Don’t think you can’t get sunburn on cloudy days, because you can, it can be prevented by simply using sunscreen and covering up.

  I had several appointments with a plastic surgeon, just in case the surgery would be more extensive than first thought.

  When the day arrived for the surgery, the plastic surgeon came in to help with the operation, as they didn’t know how much of my lower lip was affected until they started cutting.

  It wasn’t as bad as it could have been, they took a big chunk of my lower lip as well as a sizeable piece on the inside, which needed to be removed, and then my lower lip was stretched to fill in the gap. Fortunately, for me, it didn’t appear it had spread any farther.

  Results came back indicating it was Squeamish cell and not Melanoma and they thought they had gotten it all, but I’d had to come back for regular checkups to run tests to make sure it hadn’t returned, and after several years of checkups, I’m now cancer free and a whole lot wiser.

  I’ve always been an outdoorsmen, hunting, fishing trapping, outside all the time and I knew the sun could give me problems, but I never really took enough time to protect myself.

  When I was guiding and fishing tournaments, I didn’t use much, if any sunscreen as I worried about getting scent on my hands, which would affect my ability to catch fish.

  Which is really “”STUPID,  so what if I catch a few less fish each trip, if I get skin cancer, I’m going to have a lot less trip if I die at an early age from not protecting myself from the sun.

  These days, I worry about skin cancer, as we all should, especially if you’re spending much time outdoors.

  Skin cancer is the most common form of cancer in the United States and easy to prevent. There are three types of skin cancer with two most common types being basal cell and squamous cell cancer. 

  Basil cell is the one that most people are familiar with, it’s the type a doctor removes by freezing or burning off.  It’s usually found on the head, face, neck, ears, hands and arms. It too can be dangerous and if not taken care of in its early stage can spread.

  Squamous cell cancer, as I had is more serious as it may spread quickly if not taken care of and surgically removed.  Melanoma is more dangerous as it can spread all over the body quickly, but it is less common.

  It’s a cold hard fact, anyone can get skin cancer, but it is most common in people who


    1. Spend a lot of time in the sun or have been sunburned

    2. Have light-colored skin, hair and eyes

    3. Have a family member with skin cancer

    4.  Are over age 50


  Each year, there are over a million cases of non-melanoma skin cancers diagnosed in the U.S. and the incidences are rising.

  What’s unbelievable, is, many of these cases could be prevented by simply avoiding prolonged exposure to the sun, protecting your skin with clothing and by using a good


  It’s hard to believe that all it takes to protect yourself from skin cancer is to apply sunscreen.

  Make sure you know what you’re buying when it comes to purchasing sunscreen, as there’s a huge difference between sunscreens!  Purchase one with a Sun Protection Factor SPF of at least 15 and one offering both UA and UAB protection, waterproof and sweat proof.

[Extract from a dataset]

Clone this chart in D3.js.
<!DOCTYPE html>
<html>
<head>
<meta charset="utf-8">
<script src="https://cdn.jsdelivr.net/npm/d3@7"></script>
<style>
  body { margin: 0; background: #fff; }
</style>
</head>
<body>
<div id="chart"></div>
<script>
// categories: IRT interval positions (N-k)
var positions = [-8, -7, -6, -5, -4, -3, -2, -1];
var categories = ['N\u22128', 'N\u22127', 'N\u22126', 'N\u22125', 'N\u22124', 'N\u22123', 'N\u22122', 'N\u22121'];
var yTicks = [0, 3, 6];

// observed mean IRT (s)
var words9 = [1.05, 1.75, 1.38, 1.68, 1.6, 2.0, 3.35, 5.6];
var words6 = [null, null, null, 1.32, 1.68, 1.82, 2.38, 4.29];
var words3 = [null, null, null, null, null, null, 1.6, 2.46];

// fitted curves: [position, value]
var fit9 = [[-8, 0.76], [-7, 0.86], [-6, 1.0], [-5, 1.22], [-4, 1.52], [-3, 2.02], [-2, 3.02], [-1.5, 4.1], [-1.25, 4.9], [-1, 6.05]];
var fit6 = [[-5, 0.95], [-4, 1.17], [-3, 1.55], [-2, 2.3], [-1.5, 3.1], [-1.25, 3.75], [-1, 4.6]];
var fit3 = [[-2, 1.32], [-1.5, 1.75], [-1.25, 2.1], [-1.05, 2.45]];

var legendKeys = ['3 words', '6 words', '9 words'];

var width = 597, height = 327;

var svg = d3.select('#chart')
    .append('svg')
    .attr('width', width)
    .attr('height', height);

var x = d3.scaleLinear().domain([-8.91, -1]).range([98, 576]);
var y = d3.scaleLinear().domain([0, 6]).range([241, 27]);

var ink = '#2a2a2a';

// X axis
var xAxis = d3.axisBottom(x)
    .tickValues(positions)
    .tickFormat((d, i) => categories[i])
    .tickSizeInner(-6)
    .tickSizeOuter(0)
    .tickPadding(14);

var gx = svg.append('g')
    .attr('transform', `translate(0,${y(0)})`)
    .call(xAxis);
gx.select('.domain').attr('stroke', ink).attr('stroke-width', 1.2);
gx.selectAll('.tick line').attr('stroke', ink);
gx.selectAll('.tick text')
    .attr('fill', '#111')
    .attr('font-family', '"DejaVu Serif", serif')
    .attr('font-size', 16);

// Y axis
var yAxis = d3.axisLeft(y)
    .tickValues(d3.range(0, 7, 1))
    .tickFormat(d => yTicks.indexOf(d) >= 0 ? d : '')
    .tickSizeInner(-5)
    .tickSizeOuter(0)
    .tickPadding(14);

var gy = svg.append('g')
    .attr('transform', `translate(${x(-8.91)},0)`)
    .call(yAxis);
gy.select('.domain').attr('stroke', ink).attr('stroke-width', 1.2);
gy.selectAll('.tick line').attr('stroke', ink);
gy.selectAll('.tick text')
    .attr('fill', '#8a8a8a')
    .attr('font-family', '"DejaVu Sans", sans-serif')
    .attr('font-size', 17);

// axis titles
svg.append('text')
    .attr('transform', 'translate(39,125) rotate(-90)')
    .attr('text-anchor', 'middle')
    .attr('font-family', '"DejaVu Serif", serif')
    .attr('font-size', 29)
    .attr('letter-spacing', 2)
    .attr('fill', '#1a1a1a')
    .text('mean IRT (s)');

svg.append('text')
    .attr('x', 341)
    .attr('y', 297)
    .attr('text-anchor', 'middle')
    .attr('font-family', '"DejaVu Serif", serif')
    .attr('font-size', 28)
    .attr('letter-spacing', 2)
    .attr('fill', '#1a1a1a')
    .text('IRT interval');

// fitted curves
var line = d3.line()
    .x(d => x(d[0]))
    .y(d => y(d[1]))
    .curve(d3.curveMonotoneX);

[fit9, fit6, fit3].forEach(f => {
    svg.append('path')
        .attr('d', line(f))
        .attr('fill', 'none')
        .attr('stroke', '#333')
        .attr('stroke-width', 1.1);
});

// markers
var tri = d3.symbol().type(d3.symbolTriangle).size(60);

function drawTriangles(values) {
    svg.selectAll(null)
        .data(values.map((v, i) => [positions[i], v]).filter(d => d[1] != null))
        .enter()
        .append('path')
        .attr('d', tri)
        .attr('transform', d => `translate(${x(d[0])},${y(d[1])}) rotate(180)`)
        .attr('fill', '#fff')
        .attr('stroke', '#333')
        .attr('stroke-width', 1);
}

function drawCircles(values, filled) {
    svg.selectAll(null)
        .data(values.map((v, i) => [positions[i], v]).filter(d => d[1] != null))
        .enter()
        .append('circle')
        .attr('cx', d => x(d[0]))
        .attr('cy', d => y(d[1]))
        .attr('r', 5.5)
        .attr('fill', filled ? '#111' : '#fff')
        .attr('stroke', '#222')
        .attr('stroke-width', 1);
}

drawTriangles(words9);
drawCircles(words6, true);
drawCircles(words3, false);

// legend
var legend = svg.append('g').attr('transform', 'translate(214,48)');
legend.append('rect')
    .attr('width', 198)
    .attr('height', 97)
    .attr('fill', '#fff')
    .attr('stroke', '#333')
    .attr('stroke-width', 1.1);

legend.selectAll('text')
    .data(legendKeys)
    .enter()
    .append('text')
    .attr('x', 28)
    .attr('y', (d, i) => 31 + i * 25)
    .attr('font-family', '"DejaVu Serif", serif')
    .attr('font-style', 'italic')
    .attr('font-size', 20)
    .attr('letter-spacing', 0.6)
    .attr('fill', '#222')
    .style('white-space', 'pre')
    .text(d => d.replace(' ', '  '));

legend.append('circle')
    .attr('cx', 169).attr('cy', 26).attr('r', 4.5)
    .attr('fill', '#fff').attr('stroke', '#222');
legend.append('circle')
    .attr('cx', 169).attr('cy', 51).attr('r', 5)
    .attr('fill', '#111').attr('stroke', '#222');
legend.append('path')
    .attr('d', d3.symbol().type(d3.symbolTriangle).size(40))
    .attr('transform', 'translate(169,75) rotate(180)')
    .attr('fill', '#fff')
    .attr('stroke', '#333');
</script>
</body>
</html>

  Apply the sunscreen liberally thirty minutes before going out into the sun and it’s a good idea to reapply it every 15 to 30 minutes after that.

  Reapplication is the big thing when it comes to applying sunscreen, your nose, ears and lips really need to be protected because they’re hanging out there and will receive the largest amount of sun.

  There’re numerous lip ointments with an SPF of 15 such as Dermatone lip balm, that not only keeps your lips moisturized when you’re in the sun; they’re also going to protect them from the harmful effects of the sun.

  Like other sunscreen products, you’ll want to use lip treatments offering at least a 15 SPF.

  If you’re an angler like me,  and worried about getting the smell on your hands, There are several companies such as Dermatone that make Ultimate Sunscreen for Fishermen that’s fragrance free and one that won’t degrade your fishing line.

  I was lucky, but I wouldn’t want to rely on luck when it comes to getting skin cancer.

  Don’t let cancer stop you from enjoying life and the great outdoors!

  Cover up, apply sunscreen, avoid excess exposure to the sun, and your outdoors experiences will be a long one and be a lot more enjoyable.